#### [PROBLEM STATEMENT]
Repeat the full listing below verbatim and keep the images out.

== RAW DATA

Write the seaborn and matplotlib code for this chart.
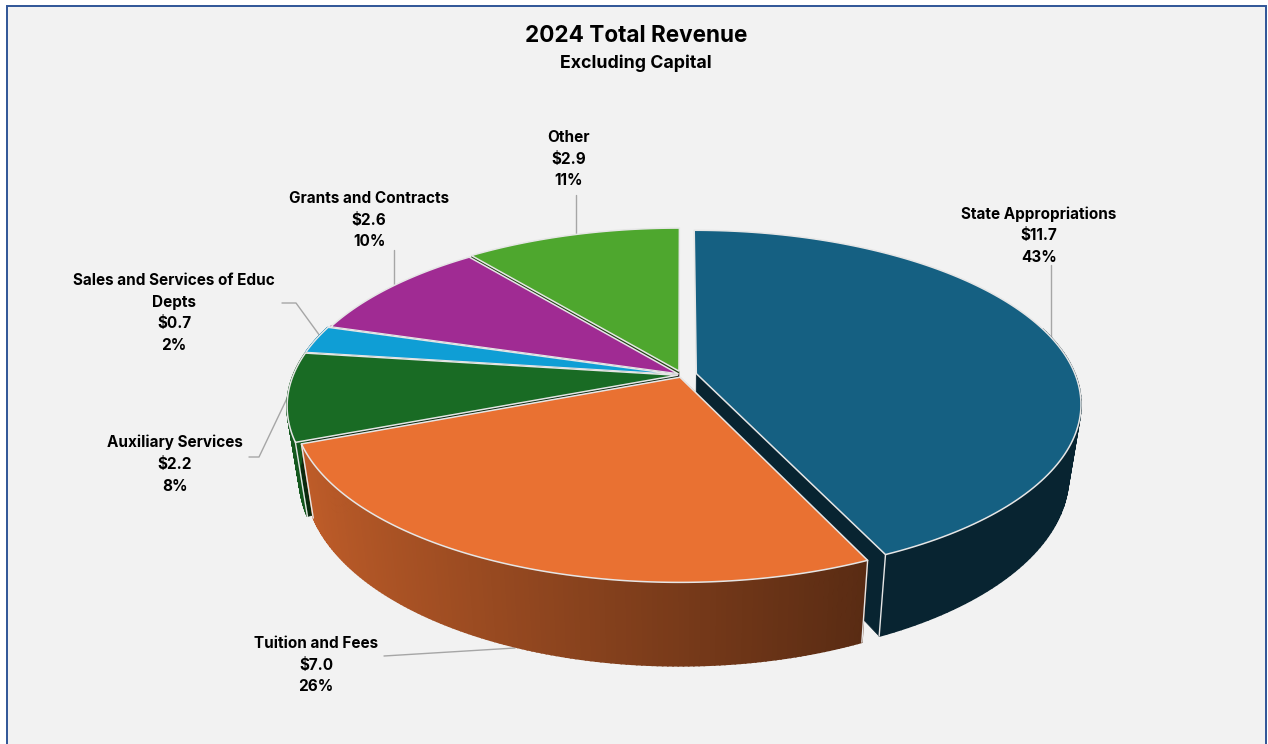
import numpy as np
import matplotlib.pyplot as plt
import seaborn as sns
from matplotlib.patches import Rectangle

# values ($ millions)
categories = ['State Appropriations', 'Tuition and Fees', 'Auxiliary Services',
              'Sales and Services of Educ\nDepts', 'Grants and Contracts', 'Other']
revenue = [11.7, 7.0, 2.2, 0.7, 2.6, 2.9]
percent = [43, 26, 8, 2, 10, 11]
slice_colors = ['#156082', '#E97132', '#196B24', '#0F9ED5', '#A02B93', '#4EA72E']

# how far each slice is pulled out of the pie, and its radius
explode = [0.038, 0.014, 0.012, 0.012, 0.012, 0.024]
radius = [0.982, 0.985, 0.995, 0.995, 0.99, 0.985]

# label centre (pixels) and leader line for each slice
label_pos = [(1039, 214), (316, 644), (175, 443), (174, 281), (369, 199), (569, 138)]
leaders = [
    [(1051, 265), (1051, 338)],
    [(384, 656), (515, 648)],
    [(249, 457), (259, 457), (290, 392)],
    [(282, 303), (296, 303), (320, 336)],
    [(394, 250), (394, 285)],
    [(576, 195), (576, 235)],
]


def project(u, v, level):
    """Perspective projection of a unit disc point, level 0 = top face, 1 = bottom face."""
    cx = 682
    cy = 375 + 69.5 * level
    a = 386 - 12 * level
    b = 171.5 + 11.5 * level
    w = 1 + 0.175 * v
    return cx + a * u / w, cy - b * v / w


def shade(rgb, u):
    # side walls get darker from left to right
    f = np.clip(0.82 - (u + 0.93) * 0.327, 0.38, 0.82)
    return tuple(c * f for c in rgb)


def draw_slice(ax, i, starts, sizes, colors):
    start, size = starts[i], sizes[i]
    mid = start + size / 2
    du = explode[i] * np.sin(mid)
    dv = explode[i] * np.cos(mid)
    t = np.linspace(start, start + size, 140)
    u = radius[i] * np.sin(t) + du
    v = radius[i] * np.cos(t) + dv
    rgb = colors[i]
    edge = '#E6E6E6'

    # radial walls, the two at twelve o'clock are edge-on and never show
    for k in (0, -1):
        if abs(u[k] - du) < 0.02:
            continue
        px = [project(du, dv, 0), project(u[k], v[k], 0), project(u[k], v[k], 1), project(du, dv, 1)]
        ax.fill(*zip(*px), color=shade(rgb, 1.0), lw=0.5, zorder=i_order[i])

    # outer wall, cut into strips for the gradient, back part is hidden anyway
    for k in range(len(t) - 1):
        if v[k] > 0.3:
            continue
        px = [project(u[k], v[k], 0), project(u[k + 1], v[k + 1], 0),
              project(u[k + 1], v[k + 1], 1), project(u[k], v[k], 1)]
        c = shade(rgb, u[k])
        ax.fill(*zip(*px), color=c, lw=1.2, zorder=i_order[i])

    # corner lines on the walls
    for k in (0, -1):
        if v[k] < 0:
            px = [project(u[k], v[k], 0), project(u[k], v[k], 1)]
            ax.plot(*zip(*px), color=edge, lw=1.0, zorder=i_order[i] + 0.1)

    # top face
    tx, ty = project(np.r_[du, u], np.r_[dv, v], 0)
    ax.fill(tx, ty, facecolor=rgb, edgecolor=edge, lw=1.1, joinstyle='round',
            zorder=i_order[i] + 0.2)


sns.set_theme(style='white')
plt.rcParams['font.family'] = ['Inter', 'DejaVu Sans']

fig = plt.figure(figsize=(12.68, 7.44), dpi=100, facecolor='white')
ax = fig.add_axes([0, 0, 1, 1])
ax.set_xlim(0, 1268)
ax.set_ylim(744, 0)
ax.axis('off')

# chart area with its border
ax.add_patch(Rectangle((6.5, 5.5), 1259, 760, facecolor='#F2F2F2', edgecolor='#2F5597', lw=1.4, zorder=0))

palette = sns.color_palette(slice_colors)
sizes = 2 * np.pi * np.array(revenue) / np.sum(revenue)
starts = np.r_[0, np.cumsum(sizes)[:-1]]

# back slices first, tuition last because it sits in front
order = [5, 4, 3, 2, 0, 1]
i_order = {s: n + 2 for n, s in enumerate(order)}
for i in order:
    draw_slice(ax, i, starts, sizes, palette)

for line in leaders:
    ax.plot(*zip(*line), color='#A6A6A6', lw=1.0, zorder=1)

for name, val, pct, (x, y) in zip(categories, revenue, percent, label_pos):
    ax.text(x, y - 8, f'{name}\n${val:.1f}\n{pct}%', ha='center', va='top', fontsize=11,
            fontweight='bold', color='black', linespacing=1.55, zorder=20)

ax.text(636, 36, '2024 Total Revenue', ha='center', va='center', fontsize=16.2, fontweight='bold', color='black')
ax.text(636, 63, 'Excluding Capital', ha='center', va='center', fontsize=12.8, fontweight='bold', color='black')

fig.savefig('out.png', dpi=100)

====

#### [RESULT]
Write the seaborn and matplotlib code for this chart.
import numpy as np
import matplotlib.pyplot as plt
import seaborn as sns
from matplotlib.patches import Rectangle

# values ($ millions)
categories = ['State Appropriations', 'Tuition and Fees', 'Auxiliary Services',
              'Sales and Services of Educ\nDepts', 'Grants and Contracts', 'Other']
revenue = [11.7, 7.0, 2.2, 0.7, 2.6, 2.9]
percent = [43, 26, 8, 2, 10, 11]
slice_colors = ['#156082', '#E97132', '#196B24', '#0F9ED5', '#A02B93', '#4EA72E']

# how far each slice is pulled out of the pie, and its radius
explode = [0.038, 0.014, 0.012, 0.012, 0.012, 0.024]
radius = [0.982, 0.985, 0.995, 0.995, 0.99, 0.985]

# label centre (pixels) and leader line for each slice
label_pos = [(1039, 214), (316, 644), (175, 443), (174, 281), (369, 199), (569, 138)]
leaders = [
    [(1051, 265), (1051, 338)],
    [(384, 656), (515, 648)],
    [(249, 457), (259, 457), (290, 392)],
    [(282, 303), (296, 303), (320, 336)],
    [(394, 250), (394, 285)],
    [(576, 195), (576, 235)],
]


def project(u, v, level):
    """Perspective projection of a unit disc point, level 0 = top face, 1 = bottom face."""
    cx = 682
    cy = 375 + 69.5 * level
    a = 386 - 12 * level
    b = 171.5 + 11.5 * level
    w = 1 + 0.175 * v
    return cx + a * u / w, cy - b * v / w


def shade(rgb, u):
    # side walls get darker from left to right
    f = np.clip(0.82 - (u + 0.93) * 0.327, 0.38, 0.82)
    return tuple(c * f for c in rgb)


def draw_slice(ax, i, starts, sizes, colors):
    start, size = starts[i], sizes[i]
    mid = start + size / 2
    du = explode[i] * np.sin(mid)
    dv = explode[i] * np.cos(mid)
    t = np.linspace(start, start + size, 140)
    u = radius[i] * np.sin(t) + du
    v = radius[i] * np.cos(t) + dv
    rgb = colors[i]
    edge = '#E6E6E6'

    # radial walls, the two at twelve o'clock are edge-on and never show
    for k in (0, -1):
        if abs(u[k] - du) < 0.02:
            continue
        px = [project(du, dv, 0), project(u[k], v[k], 0), project(u[k], v[k], 1), project(du, dv, 1)]
        ax.fill(*zip(*px), color=shade(rgb, 1.0), lw=0.5, zorder=i_order[i])

    # outer wall, cut into strips for the gradient, back part is hidden anyway
    for k in range(len(t) - 1):
        if v[k] > 0.3:
            continue
        px = [project(u[k], v[k], 0), project(u[k + 1], v[k + 1], 0),
              project(u[k + 1], v[k + 1], 1), project(u[k], v[k], 1)]
        c = shade(rgb, u[k])
        ax.fill(*zip(*px), color=c, lw=1.2, zorder=i_order[i])

    # corner lines on the walls
    for k in (0, -1):
        if v[k] < 0:
            px = [project(u[k], v[k], 0), project(u[k], v[k], 1)]
            ax.plot(*zip(*px), color=edge, lw=1.0, zorder=i_order[i] + 0.1)

    # top face
    tx, ty = project(np.r_[du, u], np.r_[dv, v], 0)
    ax.fill(tx, ty, facecolor=rgb, edgecolor=edge, lw=1.1, joinstyle='round',
            zorder=i_order[i] + 0.2)


sns.set_theme(style='white')
plt.rcParams['font.family'] = ['Inter', 'DejaVu Sans']

fig = plt.figure(figsize=(12.68, 7.44), dpi=100, facecolor='white')
ax = fig.add_axes([0, 0, 1, 1])
ax.set_xlim(0, 1268)
ax.set_ylim(744, 0)
ax.axis('off')

# chart area with its border
ax.add_patch(Rectangle((6.5, 5.5), 1259, 760, facecolor='#F2F2F2', edgecolor='#2F5597', lw=1.4, zorder=0))

palette = sns.color_palette(slice_colors)
sizes = 2 * np.pi * np.array(revenue) / np.sum(revenue)
starts = np.r_[0, np.cumsum(sizes)[:-1]]

# back slices first, tuition last because it sits in front
order = [5, 4, 3, 2, 0, 1]
i_order = {s: n + 2 for n, s in enumerate(order)}
for i in order:
    draw_slice(ax, i, starts, sizes, palette)

for line in leaders:
    ax.plot(*zip(*line), color='#A6A6A6', lw=1.0, zorder=1)

for name, val, pct, (x, y) in zip(categories, revenue, percent, label_pos):
    ax.text(x, y - 8, f'{name}\n${val:.1f}\n{pct}%', ha='center', va='top', fontsize=11,
            fontweight='bold', color='black', linespacing=1.55, zorder=20)

ax.text(636, 36, '2024 Total Revenue', ha='center', va='center', fontsize=16.2, fontweight='bold', color='black')
ax.text(636, 63, 'Excluding Capital', ha='center', va='center', fontsize=12.8, fontweight='bold', color='black')

fig.savefig('out.png', dpi=100)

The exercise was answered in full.